Die Linkspartei will das umstrittene Neutralitätsgesetz nach nur drei Jahren wieder abschaffen. De facto sei es ein reines Kopftuchverbot.

Das Kopftuchverbot im öffentlichen Dienst sorgt für Ärger in der rot-roten Koalition. Während die Linkspartei die bundesweit einzigartige Regelung am liebsten abschaffen würde, beharrt die SPD auf dem sogenannten Neutralitätsgesetz. Rückendeckung bekommen die Sozialisten vom Integrationsbeauftragten.

"Das Gesetz geht an der Realität vorbei", klagt die innenpolitische Sprecherin der Linken, Marion Seelig. Seit 2005 verbietet ein Gesetz Mitarbeitern in Berlins öffentlichem Dienst, während ihrer Arbeit religiöse Symbole zur Schau zu stellen. "Tatsächlich aber kapriziert sich das Neutralitätsgesetz auf das Kopftuch, nicht auf Kippas oder Kreuze", argumentiert Seelig. Die Regelung sei unter dem Eindruck der Anschläge des 11. September 2001 entstanden. Ihre Partei habe damals ein von der SPD gefordertes einseitiges Verbot von Kopftüchern abgewendet.

"Trotzdem wird das Gesetz in der Öffentlichkeit heute als 'Lex Kopftuch' angesehen", urteilt die Innenexpertin. Einen neuen Gesetzentwurf hat Seelig bislang nicht parat, will sich im Abgeordnetenhaus aber dafür einsetzen: "Das müssen wir jetzt erst mal besprechen."

Die SPD ist allerdings strikt dagegen. "Das Neutralitätsgesetz ist im öffentlichen Dienst sinnvoll und notwendig, beispielsweise bei Richtern", sagt die Sprecherin von Innensenator Ehrhart Körting (SPD), Nicola Rothermel. "Auf absehbare Zeit muss es weitergelten."

Damit rückt die Innenverwaltung eine Äußerung ihres Chefs zurecht, die die jüngste Debatte erst in Gang gebracht hatte.

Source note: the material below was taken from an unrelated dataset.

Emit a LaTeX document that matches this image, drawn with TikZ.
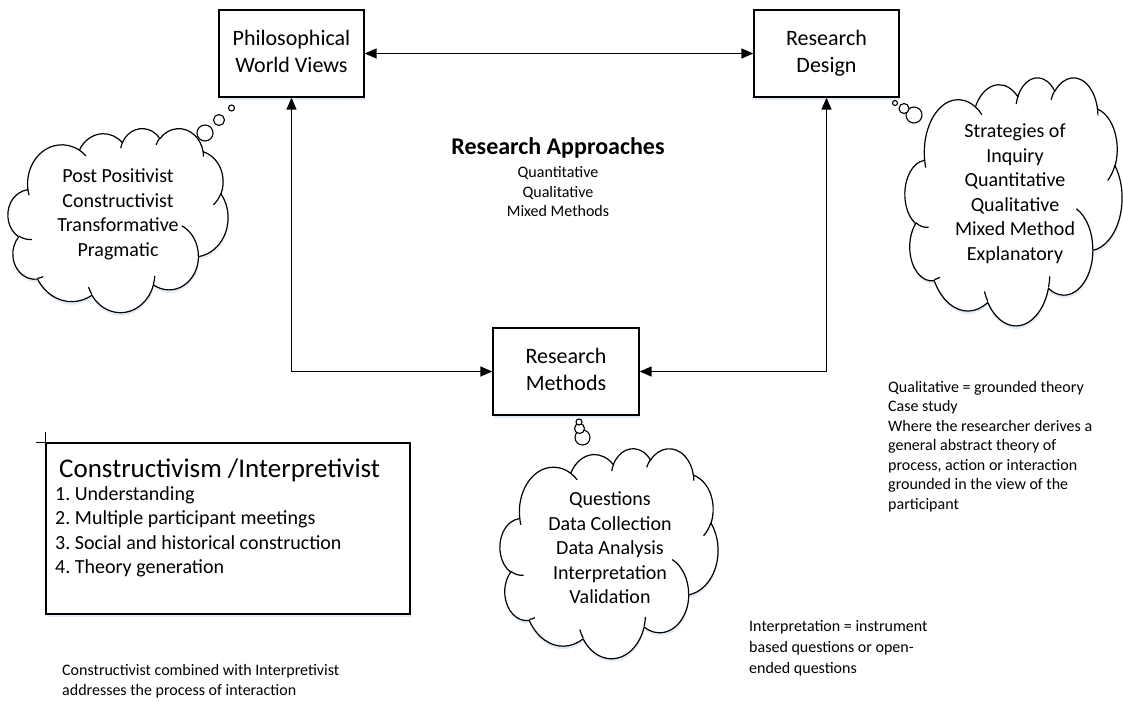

Auf einer Diskussionsrunde am vergangenen Donnerstag hatte Körting laut Berliner Zeitung über das Gesetz gesagt: "Ich glaube nicht, dass es auf Dauer dabei bleiben wird."

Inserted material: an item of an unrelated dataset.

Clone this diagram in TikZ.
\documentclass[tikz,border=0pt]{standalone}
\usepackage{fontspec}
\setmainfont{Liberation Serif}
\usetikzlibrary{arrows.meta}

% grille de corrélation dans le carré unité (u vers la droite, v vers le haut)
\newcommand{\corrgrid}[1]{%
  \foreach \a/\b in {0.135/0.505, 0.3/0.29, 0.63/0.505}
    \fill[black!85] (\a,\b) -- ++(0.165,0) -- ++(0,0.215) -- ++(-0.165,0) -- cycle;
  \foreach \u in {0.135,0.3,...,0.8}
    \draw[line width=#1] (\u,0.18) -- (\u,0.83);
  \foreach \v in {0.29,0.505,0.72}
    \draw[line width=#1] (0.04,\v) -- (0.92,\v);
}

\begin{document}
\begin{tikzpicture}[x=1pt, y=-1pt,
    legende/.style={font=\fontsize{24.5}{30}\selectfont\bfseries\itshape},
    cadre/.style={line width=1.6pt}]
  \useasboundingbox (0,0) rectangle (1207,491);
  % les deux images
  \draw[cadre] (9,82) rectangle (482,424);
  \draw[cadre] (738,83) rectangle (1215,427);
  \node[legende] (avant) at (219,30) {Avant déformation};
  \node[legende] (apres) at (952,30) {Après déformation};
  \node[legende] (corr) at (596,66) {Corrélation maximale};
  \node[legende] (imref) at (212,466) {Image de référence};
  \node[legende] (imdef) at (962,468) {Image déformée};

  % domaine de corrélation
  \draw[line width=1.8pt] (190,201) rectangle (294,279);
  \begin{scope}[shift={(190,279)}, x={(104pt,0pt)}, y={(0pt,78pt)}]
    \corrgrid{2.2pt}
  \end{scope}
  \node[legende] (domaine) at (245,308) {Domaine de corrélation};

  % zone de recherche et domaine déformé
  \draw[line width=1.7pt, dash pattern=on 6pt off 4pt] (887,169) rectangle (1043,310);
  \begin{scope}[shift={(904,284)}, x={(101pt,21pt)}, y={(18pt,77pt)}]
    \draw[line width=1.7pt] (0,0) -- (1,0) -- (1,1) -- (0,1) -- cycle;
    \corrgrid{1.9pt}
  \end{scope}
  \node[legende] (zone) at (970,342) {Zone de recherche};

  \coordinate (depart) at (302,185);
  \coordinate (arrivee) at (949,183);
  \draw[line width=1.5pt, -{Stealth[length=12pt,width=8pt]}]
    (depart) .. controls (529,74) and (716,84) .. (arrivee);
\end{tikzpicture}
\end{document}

Den Integrationsbeauftragten des Senats, Günter Piening, zitierte das Blatt mit den Worten: "Das eigentlich legitime Neutralitätsgesetz hat sehr viel Schaden angerichtet." In Unternehmen sage man sich, wenn im öffentlichen Dienst das Kopftuch nicht erlaubt sei, machen wir es auch so, so Piening. Neben den Innensenator stellt sich der stellvertretende SPD-Fraktionsvorsitzende Fritz Felgentreu: "Muslime werden durch das Neutralitätsgesetz nicht anders behandelt als Christen und Juden." Felgentreu räumte zwar ein, dass Konflikte hauptsächlich beim Kopftuch auftreten. Dieses sei aber "auch ein Symbol des islamischen Fundamentalismus, dem das Land Berlin seine Schulen, Polizeidienststellen und Gerichtssäle nicht öffnen darf", so der SPD-Fraktionsvize.

Kurios am vermeintlich roten Tuch ist: In Berlin gibt es seit Inkrafttreten des Gesetzes offiziell keinen Fall, bei dem es wegen der Kopfbedeckung zum Konflikt gekommen ist. Einem Streit am nächsten kam Mitte Januar der Fall einer Kopftuch tragenden Protokollführerin am Amtsgericht Charlottenburg. Ihr bescheinigte Justizsenatorin Gisela von der Aue (SPD): Da diese "lediglich unter Anleitung eines Richters ihren Dienst" versehe, sei sie "nicht selbst hoheitlich tätig".

Die Grünen halten die bestehende Regelung für Etikettenschwindel. Zwar sind auch sie für strikte religiöse Neutralität bei staatlichen Repräsentanten. "Aber das Neutralitätsgesetz ist gar nicht so neutral", urteilt der Fraktionsvorsitzende und Innenexperte Volker Ratzmann. Mit Kreuz und Kippa könne man in Berlins öffentlichem Dienst eher auf Verständnis hoffen als mit Kopftuch. "Wenn es schon ein Neutralitätsgesetz gibt, dann muss es für alle gelten."